◆ **PROBLEM DESCRIPTION**: Reproduce all the lines below exactly and omit the images.

§ §

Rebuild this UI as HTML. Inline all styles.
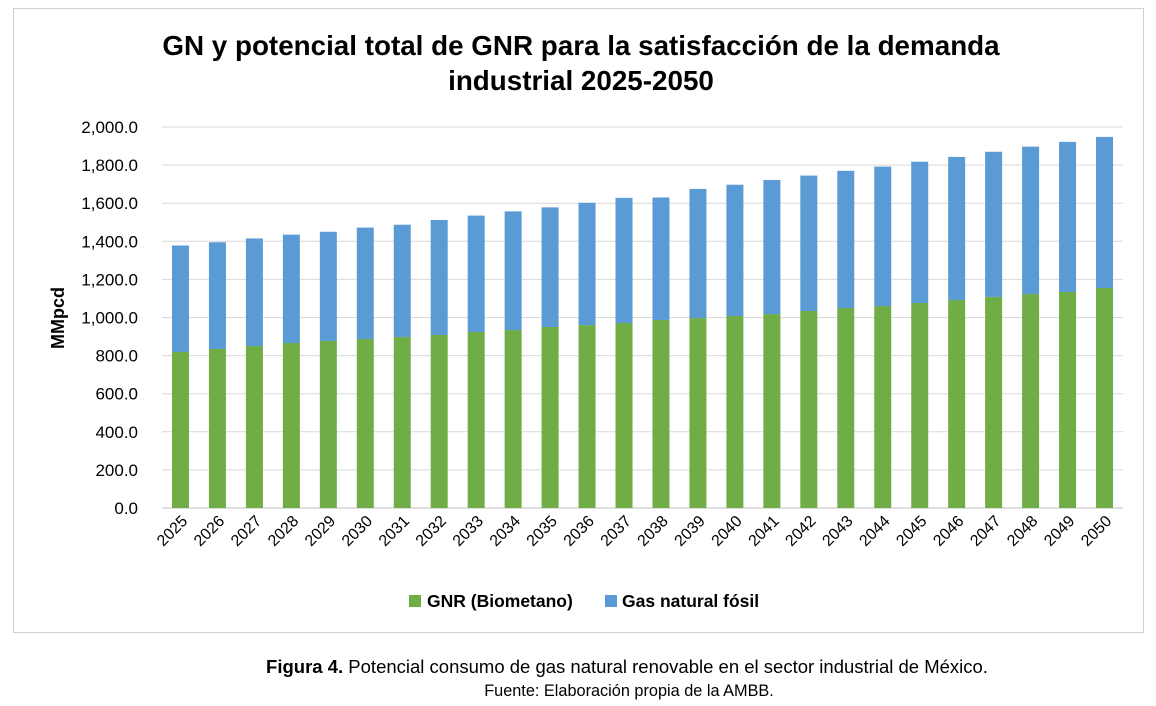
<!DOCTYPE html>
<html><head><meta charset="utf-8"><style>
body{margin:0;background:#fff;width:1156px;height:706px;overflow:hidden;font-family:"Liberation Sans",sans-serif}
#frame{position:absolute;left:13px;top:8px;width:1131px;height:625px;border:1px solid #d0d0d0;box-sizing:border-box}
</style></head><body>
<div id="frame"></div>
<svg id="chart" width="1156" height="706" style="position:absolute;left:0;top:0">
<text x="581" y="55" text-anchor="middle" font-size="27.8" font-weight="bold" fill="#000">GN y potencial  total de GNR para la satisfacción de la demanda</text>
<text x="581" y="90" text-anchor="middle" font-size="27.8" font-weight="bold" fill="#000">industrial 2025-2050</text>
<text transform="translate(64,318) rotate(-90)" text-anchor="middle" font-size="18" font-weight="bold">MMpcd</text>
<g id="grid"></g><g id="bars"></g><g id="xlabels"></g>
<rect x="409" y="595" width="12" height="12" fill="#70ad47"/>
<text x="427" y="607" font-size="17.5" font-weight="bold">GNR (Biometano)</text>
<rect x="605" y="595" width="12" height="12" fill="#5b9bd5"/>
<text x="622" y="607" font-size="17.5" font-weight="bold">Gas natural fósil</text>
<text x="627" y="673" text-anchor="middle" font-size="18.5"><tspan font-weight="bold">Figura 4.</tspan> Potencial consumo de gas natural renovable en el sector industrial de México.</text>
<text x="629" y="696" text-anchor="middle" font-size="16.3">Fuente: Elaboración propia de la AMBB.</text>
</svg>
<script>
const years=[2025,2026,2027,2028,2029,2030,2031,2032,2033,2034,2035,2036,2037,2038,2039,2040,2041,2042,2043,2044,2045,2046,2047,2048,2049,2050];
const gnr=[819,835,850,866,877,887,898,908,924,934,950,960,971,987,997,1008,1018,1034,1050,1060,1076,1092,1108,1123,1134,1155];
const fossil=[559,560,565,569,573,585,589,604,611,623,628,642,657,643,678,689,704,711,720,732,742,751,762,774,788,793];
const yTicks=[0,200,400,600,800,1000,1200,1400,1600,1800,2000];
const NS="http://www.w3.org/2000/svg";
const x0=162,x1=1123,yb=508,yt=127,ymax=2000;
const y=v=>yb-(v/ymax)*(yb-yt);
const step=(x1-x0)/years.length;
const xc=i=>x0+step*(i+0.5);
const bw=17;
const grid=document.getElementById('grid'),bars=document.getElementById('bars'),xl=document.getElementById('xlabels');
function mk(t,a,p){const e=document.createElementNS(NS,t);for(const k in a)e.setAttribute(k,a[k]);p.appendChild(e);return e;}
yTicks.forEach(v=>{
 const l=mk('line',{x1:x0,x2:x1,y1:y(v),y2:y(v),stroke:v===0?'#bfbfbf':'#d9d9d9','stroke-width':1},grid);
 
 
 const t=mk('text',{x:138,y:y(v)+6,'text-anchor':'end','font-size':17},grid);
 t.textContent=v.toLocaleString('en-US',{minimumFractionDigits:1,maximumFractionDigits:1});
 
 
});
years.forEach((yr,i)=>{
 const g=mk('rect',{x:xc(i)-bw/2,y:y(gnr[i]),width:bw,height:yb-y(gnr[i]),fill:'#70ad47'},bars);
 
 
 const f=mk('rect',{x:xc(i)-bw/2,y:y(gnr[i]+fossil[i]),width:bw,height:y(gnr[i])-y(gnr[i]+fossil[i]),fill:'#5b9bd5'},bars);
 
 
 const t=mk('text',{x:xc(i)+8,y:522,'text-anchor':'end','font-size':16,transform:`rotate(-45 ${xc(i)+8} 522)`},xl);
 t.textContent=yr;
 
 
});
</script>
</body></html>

§ §

◆ **FULL SOLUTION**:
Rebuild this UI as HTML. Inline all styles.
<!DOCTYPE html>
<html><head><meta charset="utf-8"><style>
body{margin:0;background:#fff;width:1156px;height:706px;overflow:hidden;font-family:"Liberation Sans",sans-serif}
#frame{position:absolute;left:13px;top:8px;width:1131px;height:625px;border:1px solid #d0d0d0;box-sizing:border-box}
</style></head><body>
<div id="frame"></div>
<svg id="chart" width="1156" height="706" style="position:absolute;left:0;top:0">
<text x="581" y="55" text-anchor="middle" font-size="27.8" font-weight="bold" fill="#000">GN y potencial  total de GNR para la satisfacción de la demanda</text>
<text x="581" y="90" text-anchor="middle" font-size="27.8" font-weight="bold" fill="#000">industrial 2025-2050</text>
<text transform="translate(64,318) rotate(-90)" text-anchor="middle" font-size="18" font-weight="bold">MMpcd</text>
<g id="grid"></g><g id="bars"></g><g id="xlabels"></g>
<rect x="409" y="595" width="12" height="12" fill="#70ad47"/>
<text x="427" y="607" font-size="17.5" font-weight="bold">GNR (Biometano)</text>
<rect x="605" y="595" width="12" height="12" fill="#5b9bd5"/>
<text x="622" y="607" font-size="17.5" font-weight="bold">Gas natural fósil</text>
<text x="627" y="673" text-anchor="middle" font-size="18.5"><tspan font-weight="bold">Figura 4.</tspan> Potencial consumo de gas natural renovable en el sector industrial de México.</text>
<text x="629" y="696" text-anchor="middle" font-size="16.3">Fuente: Elaboración propia de la AMBB.</text>
</svg>
<script>
const years=[2025,2026,2027,2028,2029,2030,2031,2032,2033,2034,2035,2036,2037,2038,2039,2040,2041,2042,2043,2044,2045,2046,2047,2048,2049,2050];
const gnr=[819,835,850,866,877,887,898,908,924,934,950,960,971,987,997,1008,1018,1034,1050,1060,1076,1092,1108,1123,1134,1155];
const fossil=[559,560,565,569,573,585,589,604,611,623,628,642,657,643,678,689,704,711,720,732,742,751,762,774,788,793];
const yTicks=[0,200,400,600,800,1000,1200,1400,1600,1800,2000];
const NS="http://www.w3.org/2000/svg";
const x0=162,x1=1123,yb=508,yt=127,ymax=2000;
const y=v=>yb-(v/ymax)*(yb-yt);
const step=(x1-x0)/years.length;
const xc=i=>x0+step*(i+0.5);
const bw=17;
const grid=document.getElementById('grid'),bars=document.getElementById('bars'),xl=document.getElementById('xlabels');
function mk(t,a,p){const e=document.createElementNS(NS,t);for(const k in a)e.setAttribute(k,a[k]);p.appendChild(e);return e;}
yTicks.forEach(v=>{
 const l=mk('line',{x1:x0,x2:x1,y1:y(v),y2:y(v),stroke:v===0?'#bfbfbf':'#d9d9d9','stroke-width':1},grid);
 
 
 const t=mk('text',{x:138,y:y(v)+6,'text-anchor':'end','font-size':17},grid);
 t.textContent=v.toLocaleString('en-US',{minimumFractionDigits:1,maximumFractionDigits:1});
 
 
});
years.forEach((yr,i)=>{
 const g=mk('rect',{x:xc(i)-bw/2,y:y(gnr[i]),width:bw,height:yb-y(gnr[i]),fill:'#70ad47'},bars);
 
 
 const f=mk('rect',{x:xc(i)-bw/2,y:y(gnr[i]+fossil[i]),width:bw,height:y(gnr[i])-y(gnr[i]+fossil[i]),fill:'#5b9bd5'},bars);
 
 
 const t=mk('text',{x:xc(i)+8,y:522,'text-anchor':'end','font-size':16,transform:`rotate(-45 ${xc(i)+8} 522)`},xl);
 t.textContent=yr;
 
 
});
</script>
</body></html>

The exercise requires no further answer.